I was so high I couldn't tell if they were goosebumps or herpes.
I looked at my arm when I woke up..I guess after 8 tally marks I said fuck it and wrote "too much"
found POGS while I was cleaning my room this morning. Definitely bringing them back to school to turn into a drinking game.
I took my vicodin with tequila. I can FEEL gravity...
You spent most of the night crying and throwing leftover meatballs at the neighbors dogs
i havent blinked in 235 seconds. now 247. now 258. 263. 267. 271. i also have been gifted with theability to both type and count and not blink. 293 so magical
I don't care who it's from we're getting blown. It's a 3 day weekend anything can happen
Can we put this graduation on the shelf figuratively and go drink
Imma need a double jack on the rocks and a BJowsky from the hot bartender.

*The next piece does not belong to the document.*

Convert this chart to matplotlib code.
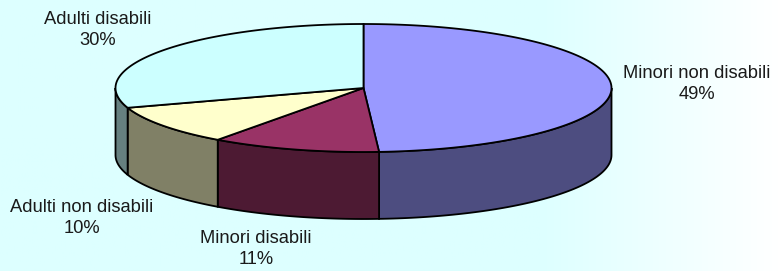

Yes I said BJOWSKY. Pronounced "buh jow skii".
Explain why there's a meatball in my bong
dude, last night I won a real sword and a bottle of vodka in a cards against humanity tournament
I JUST WANTED TO GET SOME MOTHER FUCKING TACOS I AM SINGLE AS FUCK TACOS BRING PREOPLE TOGETHER OKAY
I didn't have time to wash my hair yesterday. Ended up spraying some Febreeze on it.
Did i fall last night when u carried me home.
idk
OHHH yea you fell down the stairs face first
its a recording of you guys having sex?!
its actually 30 minutes of him begging and then 2 minutes of sex.